* **INSTRUCTIONS TO FOLLOW**
For the copy, please give all of the data again exactly and leave the pictures out.

^^^^^^^^^^^^^^^^

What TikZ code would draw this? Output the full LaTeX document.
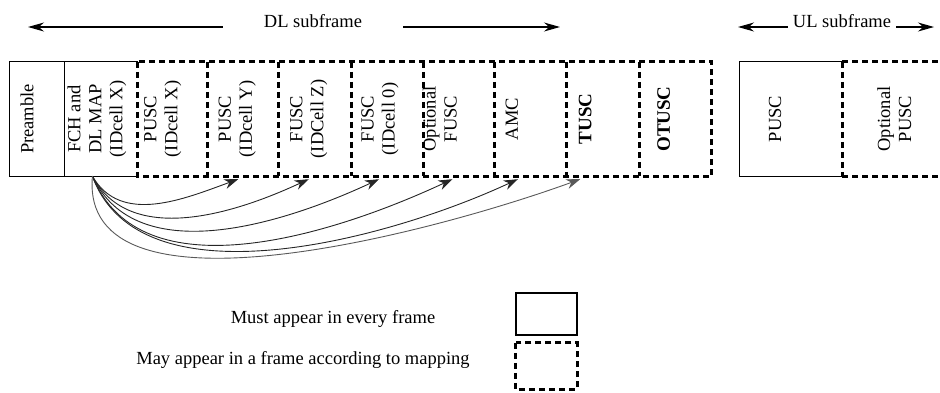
\documentclass[tikz,border=0pt]{standalone}
\usepackage{fontspec}
\setmainfont{Liberation Serif}
\usetikzlibrary{arrows.meta}
\usetikzlibrary{positioning}

\begin{document}
\begin{tikzpicture}[x=1pt, y=1pt, node distance=0pt,
	every node/.style={inner sep=0pt, font=\fontsize{18.5}{21}\selectfont},
	slot/.style={minimum width=#1, minimum height=114pt},
	frameline/.style={line width=1.1pt},
	mapdash/.style={line width=3pt, dash pattern=on 6pt off 4pt},
	txt/.style={rotate=90, align=center},
	span/.style={-{Stealth[length=16pt,width=9pt]}, line width=1.1pt},
	jump/.style={-{Stealth[length=14pt,width=10pt]}, line width=0.9pt, black!85}]
	
	\useasboundingbox (0,0) rectangle (940,-392);
	
	% DL subframe
	\node[slot=54pt] (pre) at (37,-119) {};
	\node[slot=73pt, right=of pre] (fch) {};
	\node[slot=69pt, right=of fch] (puscx) {};
	\node[slot=71pt, right=of puscx] (puscy) {};
	\node[slot=73pt, right=of puscy] (fuscz) {};
	\node[slot=71pt, right=of fuscz] (fusc0) {};
	\node[slot=71pt, right=of fusc0] (optf) {};
	\node[slot=71pt, right=of optf] (amc) {};
	\node[slot=73pt, right=of amc] (tusc) {};
	\node[slot=72pt, right=of tusc] (otusc) {};
	
	% UL subframe
	\node[slot=102pt] (ulpusc) at (791,-119) {};
	\node[slot=98pt, right=of ulpusc] (optp) {};
	
	% outlines
	\draw[frameline] (fch.north east) -- (pre.north west) -- (pre.south west) -- (fch.south east);
	\draw[frameline] (pre.north east) -- (pre.south east);
	\draw[mapdash] (fch.north east) rectangle (otusc.south east);
	\draw[mapdash] (puscx.north east) -- (puscx.south east);
	\draw[mapdash] (puscy.north east) -- (puscy.south east);
	\draw[mapdash] (fuscz.north east) -- (fuscz.south east);
	\draw[mapdash] (fusc0.north east) -- (fusc0.south east);
	\draw[mapdash] (optf.north east) -- (optf.south east);
	\draw[mapdash] (amc.north east) -- (amc.south east);
	\draw[mapdash] (tusc.north east) -- (tusc.south east);
	\draw[frameline] (ulpusc.north east) -- (ulpusc.north west) -- (ulpusc.south west) -- (ulpusc.south east);
	\draw[mapdash] (ulpusc.north east) -- (ulpusc.south east);
	\draw[mapdash] (ulpusc.north east) -- (optp.north east);
	\draw[mapdash] (ulpusc.south east) -- (optp.south east);
	
	% labels in the boxes
	\node[txt] (preT) at ([xshift=-10pt]pre.center) {Preamble};
	\node[txt] (fchT) at ([xshift=-4pt]fch.center) {FCH and\\DL MAP\\(IDcell X)};
	\node[txt] (puscxT) at ([xshift=-9.5pt]puscx.center) {PUSC\\(IDcell X)};
	\node[txt] (puscyT) at ([xshift=-5.5pt]puscy.center) {PUSC\\(IDcell Y)};
	\node[txt] (fusczT) at ([xshift=-6.5pt]fuscz.center) {FUSC\\(IDCell Z)};
	\node[txt] (fusc0T) at ([xshift=-7.5pt]fusc0.center) {FUSC\\(IDcell 0)};
	\node[txt] (optfT) at ([xshift=-19pt]optf.center) {Optional\\FUSC};
	\node[txt] (amcT) at ([xshift=-18.5pt]amc.center) {AMC};
	\node[txt, font=\fontsize{19}{21}\selectfont\bfseries] (tuscT) at ([xshift=-17.5pt]tusc.center) {TUSC};
	\node[txt, font=\fontsize{19}{21}\selectfont\bfseries] (otuscT) at ([xshift=-12pt]otusc.center) {OTUSC};
	\node[txt] (ulpuscT) at ([xshift=-16pt]ulpusc.center) {PUSC};
	\node[txt] (optpT) at ([xshift=3pt]optp.center) {Optional\\PUSC};
	
	% subframe spans
	\node[inner xsep=41pt, anchor=base] (dl) at (313,-27) {DL subframe};
	\coordinate (dlL) at (28,-27);
	\coordinate (dlR) at (560,-27);
	\draw[span] (dl.base west) -- (dlL);
	\draw[span] (dl.base east) -- (dlR);
	\node[inner xsep=5pt, anchor=base] (ul) at (842,-27) {UL subframe};
	\coordinate (ulL) at (738,-27);
	\coordinate (ulR) at (934,-27);
	\draw[span] (ul.base west) -- (ulL);
	\draw[span] (ul.base east) -- (ulR);
	
	% mapping arrows
	\coordinate (src) at ([xshift=-8.5pt]fch.south);
	\coordinate (t1) at ([xshift=-4.5pt,yshift=-3pt]puscy.south);
	\coordinate (t2) at ([xshift=-6.5pt,yshift=-3pt]fuscz.south);
	\coordinate (t3) at ([xshift=-8.5pt,yshift=-3pt]fusc0.south);
	\coordinate (t4) at ([xshift=-6.5pt,yshift=-3pt]optf.south);
	\coordinate (t5) at ([xshift=-12.5pt,yshift=-3pt]amc.south);
	\coordinate (t6) at ([xshift=-22.5pt,yshift=-3pt]tusc.south);
	\draw[jump] (src) to[out=-60, in=200, looseness=1] (t1);
	\draw[jump] (src) to[out=-62, in=205, looseness=0.95] (t2);
	\draw[jump] (src) to[out=-65, in=205, looseness=0.93] (t3);
	\draw[jump] (src) to[out=-68, in=205, looseness=0.92] (t4);
	\draw[jump] (src) to[out=-70, in=205, looseness=0.84] (t5);
	\draw[jump, black!65] (src) to[out=-95, in=200, looseness=0.8] (t6);
	
	% key
	\node (mustT) at (333,-319) {Must appear in every frame};
	\node (mayT) at (303,-360) {May appear in a frame according to mapping};
	\node[draw, frameline, minimum width=61pt, minimum height=42pt] (mustkey) at (546.5,-314) {};
	\node[minimum width=61pt, minimum height=46pt] (maykey) at (546.5,-366) {};
	\draw[mapdash] (maykey.north west) rectangle (maykey.south east);
	
\end{tikzpicture}
\end{document}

^^^^^^^^^^^^^^^^

* **RESPONSE TO THE TASK**
What TikZ code would draw this? Output the full LaTeX document.
\documentclass[tikz,border=0pt]{standalone}
\usepackage{fontspec}
\setmainfont{Liberation Serif}
\usetikzlibrary{arrows.meta}
\usetikzlibrary{positioning}

\begin{document}
\begin{tikzpicture}[x=1pt, y=1pt, node distance=0pt,
	every node/.style={inner sep=0pt, font=\fontsize{18.5}{21}\selectfont},
	slot/.style={minimum width=#1, minimum height=114pt},
	frameline/.style={line width=1.1pt},
	mapdash/.style={line width=3pt, dash pattern=on 6pt off 4pt},
	txt/.style={rotate=90, align=center},
	span/.style={-{Stealth[length=16pt,width=9pt]}, line width=1.1pt},
	jump/.style={-{Stealth[length=14pt,width=10pt]}, line width=0.9pt, black!85}]
	
	\useasboundingbox (0,0) rectangle (940,-392);
	
	% DL subframe
	\node[slot=54pt] (pre) at (37,-119) {};
	\node[slot=73pt, right=of pre] (fch) {};
	\node[slot=69pt, right=of fch] (puscx) {};
	\node[slot=71pt, right=of puscx] (puscy) {};
	\node[slot=73pt, right=of puscy] (fuscz) {};
	\node[slot=71pt, right=of fuscz] (fusc0) {};
	\node[slot=71pt, right=of fusc0] (optf) {};
	\node[slot=71pt, right=of optf] (amc) {};
	\node[slot=73pt, right=of amc] (tusc) {};
	\node[slot=72pt, right=of tusc] (otusc) {};
	
	% UL subframe
	\node[slot=102pt] (ulpusc) at (791,-119) {};
	\node[slot=98pt, right=of ulpusc] (optp) {};
	
	% outlines
	\draw[frameline] (fch.north east) -- (pre.north west) -- (pre.south west) -- (fch.south east);
	\draw[frameline] (pre.north east) -- (pre.south east);
	\draw[mapdash] (fch.north east) rectangle (otusc.south east);
	\draw[mapdash] (puscx.north east) -- (puscx.south east);
	\draw[mapdash] (puscy.north east) -- (puscy.south east);
	\draw[mapdash] (fuscz.north east) -- (fuscz.south east);
	\draw[mapdash] (fusc0.north east) -- (fusc0.south east);
	\draw[mapdash] (optf.north east) -- (optf.south east);
	\draw[mapdash] (amc.north east) -- (amc.south east);
	\draw[mapdash] (tusc.north east) -- (tusc.south east);
	\draw[frameline] (ulpusc.north east) -- (ulpusc.north west) -- (ulpusc.south west) -- (ulpusc.south east);
	\draw[mapdash] (ulpusc.north east) -- (ulpusc.south east);
	\draw[mapdash] (ulpusc.north east) -- (optp.north east);
	\draw[mapdash] (ulpusc.south east) -- (optp.south east);
	
	% labels in the boxes
	\node[txt] (preT) at ([xshift=-10pt]pre.center) {Preamble};
	\node[txt] (fchT) at ([xshift=-4pt]fch.center) {FCH and\\DL MAP\\(IDcell X)};
	\node[txt] (puscxT) at ([xshift=-9.5pt]puscx.center) {PUSC\\(IDcell X)};
	\node[txt] (puscyT) at ([xshift=-5.5pt]puscy.center) {PUSC\\(IDcell Y)};
	\node[txt] (fusczT) at ([xshift=-6.5pt]fuscz.center) {FUSC\\(IDCell Z)};
	\node[txt] (fusc0T) at ([xshift=-7.5pt]fusc0.center) {FUSC\\(IDcell 0)};
	\node[txt] (optfT) at ([xshift=-19pt]optf.center) {Optional\\FUSC};
	\node[txt] (amcT) at ([xshift=-18.5pt]amc.center) {AMC};
	\node[txt, font=\fontsize{19}{21}\selectfont\bfseries] (tuscT) at ([xshift=-17.5pt]tusc.center) {TUSC};
	\node[txt, font=\fontsize{19}{21}\selectfont\bfseries] (otuscT) at ([xshift=-12pt]otusc.center) {OTUSC};
	\node[txt] (ulpuscT) at ([xshift=-16pt]ulpusc.center) {PUSC};
	\node[txt] (optpT) at ([xshift=3pt]optp.center) {Optional\\PUSC};
	
	% subframe spans
	\node[inner xsep=41pt, anchor=base] (dl) at (313,-27) {DL subframe};
	\coordinate (dlL) at (28,-27);
	\coordinate (dlR) at (560,-27);
	\draw[span] (dl.base west) -- (dlL);
	\draw[span] (dl.base east) -- (dlR);
	\node[inner xsep=5pt, anchor=base] (ul) at (842,-27) {UL subframe};
	\coordinate (ulL) at (738,-27);
	\coordinate (ulR) at (934,-27);
	\draw[span] (ul.base west) -- (ulL);
	\draw[span] (ul.base east) -- (ulR);
	
	% mapping arrows
	\coordinate (src) at ([xshift=-8.5pt]fch.south);
	\coordinate (t1) at ([xshift=-4.5pt,yshift=-3pt]puscy.south);
	\coordinate (t2) at ([xshift=-6.5pt,yshift=-3pt]fuscz.south);
	\coordinate (t3) at ([xshift=-8.5pt,yshift=-3pt]fusc0.south);
	\coordinate (t4) at ([xshift=-6.5pt,yshift=-3pt]optf.south);
	\coordinate (t5) at ([xshift=-12.5pt,yshift=-3pt]amc.south);
	\coordinate (t6) at ([xshift=-22.5pt,yshift=-3pt]tusc.south);
	\draw[jump] (src) to[out=-60, in=200, looseness=1] (t1);
	\draw[jump] (src) to[out=-62, in=205, looseness=0.95] (t2);
	\draw[jump] (src) to[out=-65, in=205, looseness=0.93] (t3);
	\draw[jump] (src) to[out=-68, in=205, looseness=0.92] (t4);
	\draw[jump] (src) to[out=-70, in=205, looseness=0.84] (t5);
	\draw[jump, black!65] (src) to[out=-95, in=200, looseness=0.8] (t6);
	
	% key
	\node (mustT) at (333,-319) {Must appear in every frame};
	\node (mayT) at (303,-360) {May appear in a frame according to mapping};
	\node[draw, frameline, minimum width=61pt, minimum height=42pt] (mustkey) at (546.5,-314) {};
	\node[minimum width=61pt, minimum height=46pt] (maykey) at (546.5,-366) {};
	\draw[mapdash] (maykey.north west) rectangle (maykey.south east);
	
\end{tikzpicture}
\end{document}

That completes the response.